Class FileCrawler


  • public class FileCrawler
    extends Crawler
    Class that crawls a given file url.
    Author:
    mcayanan
    • Constructor Detail

      • FileCrawler

        public FileCrawler()
    • Method Detail

      • crawl

        public List<Target> crawl​(URL fileUrl,
                                  boolean getDirectories,
                                  org.apache.commons.io.filefilter.IOFileFilter fileFilter)
                           throws IOException
        Crawl a given directory url.
        Specified by:
        crawl in class Crawler
        Parameters:
        fileUrl - File url.
        Returns:
        A list of files and sub-directories (if found and if getSubDirectories flag is 'true').
        Throws:
        IOException
      • crawl

        public List<Target> crawl​(URL fileUrl,
                                  String[] extensions,
                                  boolean getDirectories,
                                  boolean ignoreCaseFlag)
                           throws IOException
        Crawl a given directory url.
        Parameters:
        fileUrl - File url.
        extensions - The file matching file a list of file extensions.
        getDirectories - Flag if True will crawl next sub directory.
        nameToken - The substring will be searched for in the file names.
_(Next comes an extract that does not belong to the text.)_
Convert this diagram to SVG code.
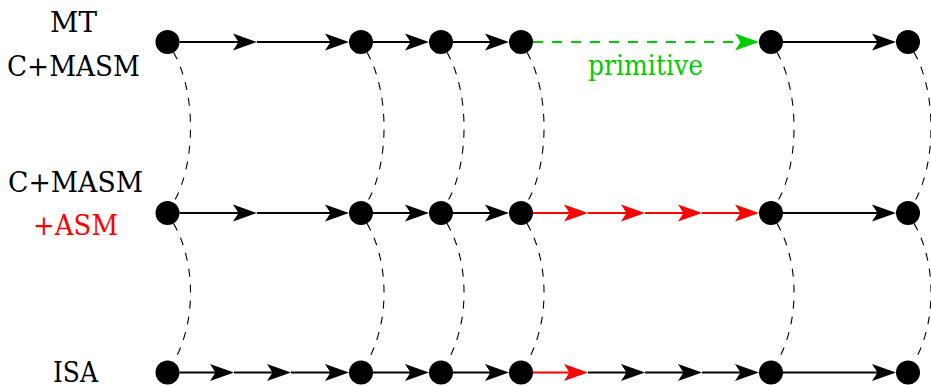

Note that the search will be done in all lower cased if ignoreCaseFlag is true.
        ignoreCaseFlag - Flag to ignore case when comparing the file name found with the nameToken.
        Returns:
        A list of files and sub-directories (if found and if getSubDirectories flag is 'true').
        Throws:
        IOException
      • crawl

        public List<Target> crawl​(URL fileUrl,
                                  String[] extensions,
                                  boolean getDirectories)
                           throws IOException
        Crawl a given directory url.
        Overrides:
        crawl in class Crawler
        Parameters:
        fileUrl - File url.
        extensions - The file matching file a list of file extensions.
        getDirectories - Flag if True will crawl next sub directory.
        Returns:
        A list of files and sub-directories (if found and if getSubDirectories flag is 'true').
        Throws:
        IOException